Sue Riley established Open Door School in September 1966. Sponsored by the Unitarian Church of Charlotte, it filled a desperate need for more facilities for five-year-old children in a state with no public school kindergartens. At the time, the churches in the area assumed the primary responsibility for providing kindergarten classes for their neighborhoods. Children went from these into public first grades.

However, there weren’t enough church-sponsored kindergartens to fill the need. Those that existed were segregated and open only to the white, paying middle class. Mostly, these schools were sectarian, reflecting the particular religious beliefs of the churches sponsoring them. With some exceptions, they were educationally rigid, academic, and unimaginative.

Open Door was designed to fill a need and offer kindergarten experiences to children of all races and economic levels. Leading educators believed that five-year-olds denied the kindergarten experience because of race or economics began first grade seriously handicapped. A scholarship fund was established so that no child was excluded because of a parent’s inability to pay. Enrollment of minority children was not only encouraged but actively sought.

Our school was also created to offer early childhood education that would foster creativity and thinking skills, not simply rote learning. The school was, and is, fastidiously non-sectarian so that children of varied backgrounds feel comfortable and accepted.

When it opened, the school served about forty children. A kindergarten class was held five mornings a week, and small classes for threes and fours were held in a second room, alternating morning sessions. There were three teachers.

The school is located in a natural, woodsy setting in the educational wing of the Unitarian Universality Community of Charlotte. It now serves about 100 children with a considerably larger staff. Open Door has responded to community needs over the years, adding classes for two-year-olds and an extended full-day program for children of working parents.
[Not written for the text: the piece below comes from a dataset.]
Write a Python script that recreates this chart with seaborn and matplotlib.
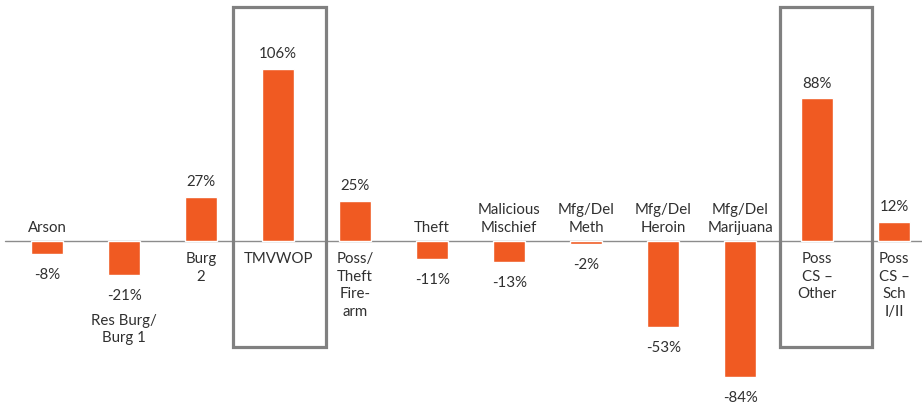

When the public schools added kindergarten classes, Open Door phased out most of its classes for this age group to support the public schools. Later, a five-year-old class was reestablished in response to a growing demand for non-academic half-day programs. In 1989, Open Door School was accredited by the National Association for the Education of Young Children. It was the first preschool in Charlotte and Mecklenburg County to receive that recognition.